Albert Jay Nock once remarked that it's ridiculous to try to prohibit/circumscribe something like alcohol, which in nature runs as freely as water. His point was illustrated this week in India: "Residents of an apartment building in southern India were left in shock after a mix of beer, brandy and rum started gushing out of their taps." Winos in the area broke into a Bacchanal. The Carry Nations donned hair shirts.
But maybe the Indian residents were celebrating the Chiefs' Super Bowl victory (is that racist . . . to confuse two types of Indians?). It appears the Chief players celebrated in that fashion, to the amusement of some, annoyance of the Carry Nations: "Over the course of the parade, the players were shown chugging beer. Fans of the team were throwing cans and bottles of beer in the direction of players like Patrick Mahomes, and they responded by cracking them open and quickly downing the contents. This led to some moments in which the various players were viewed as being 'hammered.'"
And, of course, one fan had to invoke "the children," which is the favorite totem of every closeted Fascist who uses children to push the most oppressive, ham-handed, and ridiculous laws: "Some fans thought that this was entertaining while others were fairly upset. One individual, in particular, asked about the effect that this would have on children."

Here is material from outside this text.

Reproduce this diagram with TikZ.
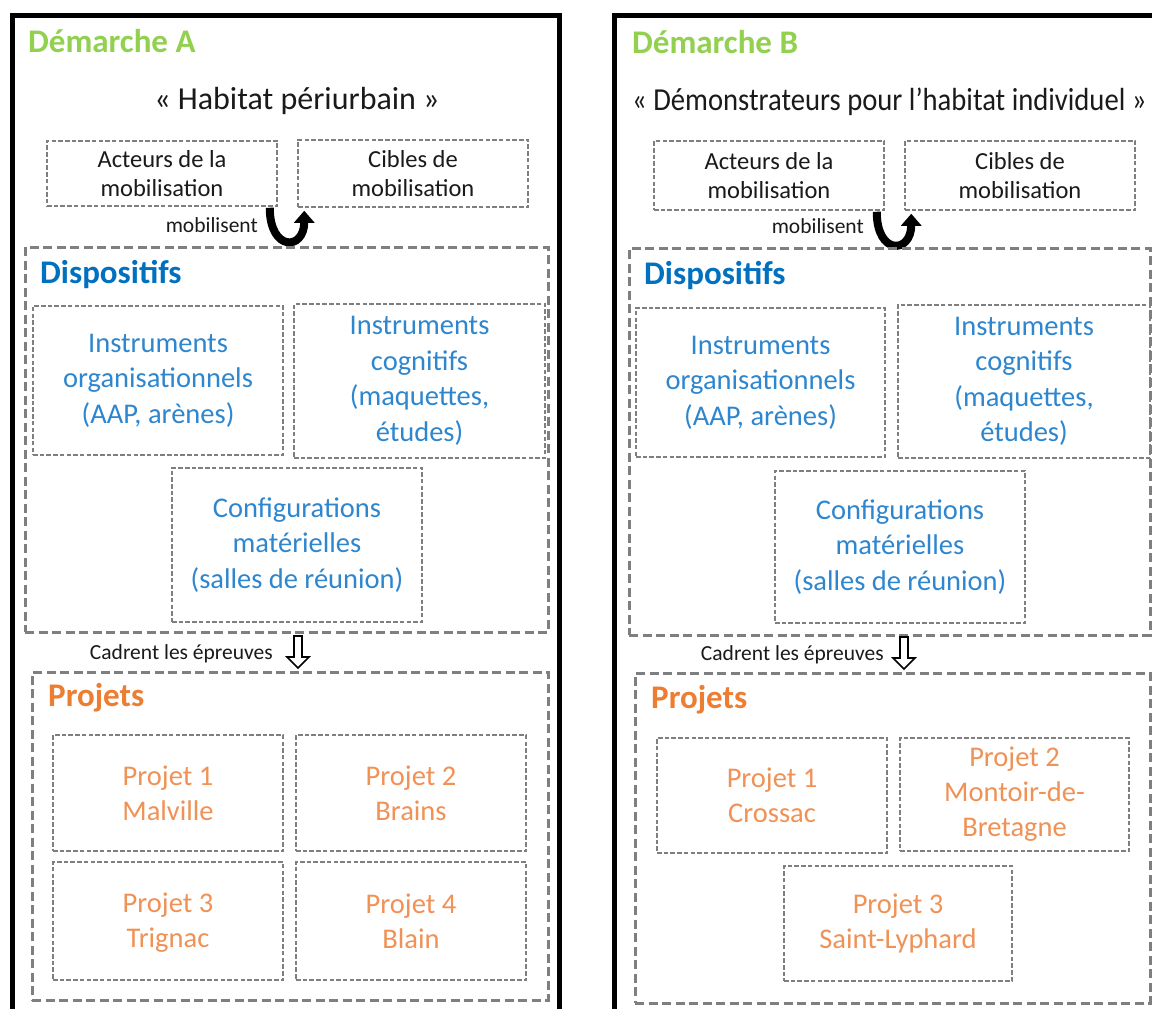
\documentclass[tikz,border=0pt]{standalone}
\usepackage{fontspec}
\setmainfont{Carlito}
\usetikzlibrary{calc,arrows.meta}
\definecolor{dgreen}{HTML}{92D050}
\definecolor{hblue}{HTML}{0070C0}
\definecolor{tblue}{RGB}{46,134,206}
\definecolor{horange}{HTML}{ED7D31}
\definecolor{torange}{RGB}{240,145,85}
\definecolor{gframe}{HTML}{7F7F7F}
\definecolor{tblack}{HTML}{1A1A1A}
\begin{document}
\begin{tikzpicture}[x=1pt,y=-1pt,
  smallbox/.style={draw=gframe, line width=1.5pt, dash pattern=on 4.5pt off 2.2pt, inner sep=0pt, align=center},
  bigbox/.style={draw=gframe, line width=3pt, dash pattern=on 9pt off 4.5pt, inner sep=0pt},
  frame/.style={draw=black, line width=5pt},
  demtitle/.style={anchor=base west, text=dgreen, font=\fontsize{33}{40}\selectfont\bfseries},
  maintitle/.style={text=tblack, font=\fontsize{32}{38}\selectfont, inner sep=0pt},
  mobtext/.style={text=tblack, font=\fontsize{24.5}{29.5}\selectfont},
  disphead/.style={anchor=base west, text=hblue, font=\fontsize{33}{38}\selectfont\bfseries, inner sep=0pt},
  projhead/.style={anchor=base west, text=horange, font=\fontsize{33}{38}\selectfont\bfseries, inner sep=0pt},
  disptext/.style={text=tblue, font=\fontsize{28.5}{35.5}\selectfont},
  projtext/.style={text=torange, font=\fontsize{28.5}{35}\selectfont},
  smalllabel/.style={anchor=base east, text=tblack, font=\fontsize{21.5}{26}\selectfont, inner sep=0pt},
  uarrow/.style={draw=black, line width=8pt, -{Triangle[length=12pt,width=20pt]}},
  hollow/.style={draw=black, line width=1.6pt, fill=white, line join=miter}
]
\useasboundingbox (0,0) rectangle (1152,1009);
\clip (0,0) rectangle (1152,1009);
\fill[white] (0,0) rectangle (1152,1009);

% ================= Demarche A =================
\draw[frame] (12,15.5) rectangle (559.5,1040);
\node[demtitle, inner sep=0pt] (a_title) at (28,52) {Démarche A};
\node[maintitle, anchor=base] (a_main) at (297,109) {« Habitat périurbain »};

\node[smallbox, mobtext, minimum width=230pt, minimum height=65pt] (a_act) at (162,173.5) {Acteurs de la\\mobilisation};
\node[smallbox, mobtext, minimum width=230pt, minimum height=67pt] (a_cib) at (413,173.5) {Cibles de\\mobilisation};
\node[smalllabel] (a_mob) at (258,232) {mobilisent};
\draw[uarrow] ($(a_act.south east)+(-8,1)$) .. controls +(0,44) and +(0,40) .. ($(a_cib.south west)+(7,3)$);

\node[bigbox, minimum width=523pt, minimum height=385pt] (a_disp) at (286.5,439.5) {};
\node[disphead] (a_disph) at (40,283) {Dispositifs};
\node[smallbox, disptext, minimum width=250pt, minimum height=149pt] (a_org) at (158,380.5) {Instruments\\organisationnels\\(AAP, arènes)};
\node[smallbox, disptext, minimum width=251pt, minimum height=154pt] (a_cog) at (419.5,381) {Instruments\\cognitifs\\(maquettes,\\études)};
\node[smallbox, disptext, minimum width=250pt, minimum height=154pt] (a_conf) at (297,545) {Configurations\\matérielles\\(salles de réunion)};

\node[smalllabel] (a_cad) at (273,659) {Cadrent les épreuves};
\node[bigbox, minimum width=516pt, minimum height=328pt] (a_proj) at (290,836) {};
\coordinate (a_arr) at (298,636);
\draw[hollow] ($(a_arr)+(-4,0)$) -- ++(0,21) -- ++(-7,0) -- ($(a_arr)+(0,32)$) -- ($(a_arr)+(11,21)$) -- ++(-7,0) -- ($(a_arr)+(4,0)$) -- cycle;
\node[projhead] (a_projh) at (48,706) {Projets};
\node[smallbox, projtext, minimum width=230pt, minimum height=116pt] (a_p1) at (168,793) {Projet 1\\Malville};
\node[smallbox, projtext, minimum width=230pt, minimum height=116pt] (a_p2) at (411,793) {Projet 2\\Brains};
\node[smallbox, projtext, minimum width=230pt, minimum height=118pt, text depth=2pt] (a_p3) at (168,921) {Projet 3\\Trignac};
\node[smallbox, projtext, minimum width=230pt, minimum height=118pt] (a_p4) at (411,921) {Projet 4\\Blain};

% ================= Demarche B =================
\draw[frame] (614,15.5) rectangle (1180,1040);
\node[demtitle, inner sep=0pt] (b_title) at (632,53) {Démarche B};
\node[maintitle, anchor=base west] (b_main) at (632,110) {\scalebox{0.895}[1]{« Démonstrateurs pour l’habitat individuel »}};

\node[smallbox, mobtext, minimum width=230pt, minimum height=69pt] (b_act) at (769,175.5) {Acteurs de la\\mobilisation};
\node[smallbox, mobtext, minimum width=230pt, minimum height=69pt] (b_cib) at (1020,175.5) {Cibles de\\mobilisation};
\node[smalllabel] (b_mob) at (864,233) {mobilisent};
\draw[uarrow] ($(b_act.south east)+(-8,1)$) .. controls +(0,44) and +(0,40) .. ($(b_cib.south west)+(7,3)$);

\node[bigbox, minimum width=521pt, minimum height=387pt] (b_disp) at (889.5,441.5) {};
\node[disphead] (b_disph) at (644,284) {Dispositifs};
\node[smallbox, disptext, minimum width=249pt, minimum height=149pt] (b_org) at (760.5,382.5) {Instruments\\organisationnels\\(AAP, arènes)};
\node[smallbox, disptext, minimum width=252pt, minimum height=153pt] (b_cog) at (1024,381.5) {Instruments\\cognitifs\\(maquettes,\\études)};
\node[smallbox, disptext, minimum width=250pt, minimum height=152pt] (b_conf) at (900,547) {Configurations\\matérielles\\(salles de réunion)};

\node[smalllabel] (b_cad) at (884,660) {Cadrent les épreuves};
\node[bigbox, minimum width=515pt, minimum height=330pt] (b_proj) at (892.5,838) {};
\coordinate (b_arr) at (904,637);
\draw[hollow] ($(b_arr)+(-4,0)$) -- ++(0,21) -- ++(-7,0) -- ($(b_arr)+(0,32)$) -- ($(b_arr)+(11,21)$) -- ++(-7,0) -- ($(b_arr)+(4,0)$) -- cycle;
\node[projhead] (b_projh) at (651,708) {Projets};
\node[smallbox, projtext, minimum width=230pt, minimum height=115pt] (b_p1) at (772,795.5) {Projet 1\\Crossac};
\node[smallbox, projtext, minimum width=229pt, minimum height=113pt] (b_p2) at (1014.5,794.5) {Projet 2\\Montoir-de-\\Bretagne};
\node[smallbox, projtext, minimum width=228pt, minimum height=115pt] (b_p3) at (898,923.5) {Projet 3\\Saint-Lyphard};
\end{tikzpicture}
\end{document}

I think the effect on the children, if any, is, "Look, you can drink a lot of beer and still be wildly successful, if you're not a moronic drunk."
Patrick Mahomes, I'd note, was one of the imbibing Chiefs. Good for him. He strikes me as a really cool guy. But I'm not sure he's as cool as Terry Bradshaw, who recently launched a bourbon with an alcohol percentage that equals his NFL completion rate: "The whiskey will feature a blend of cinnamon, baking spices vanilla and coconut flavors and is bottled at a 51.9 percent alcohol by volume."
Until next Friday, stay warm. It's the season of dark beer, brown liquor, and vodka. All can dispel the gloom and cold of February.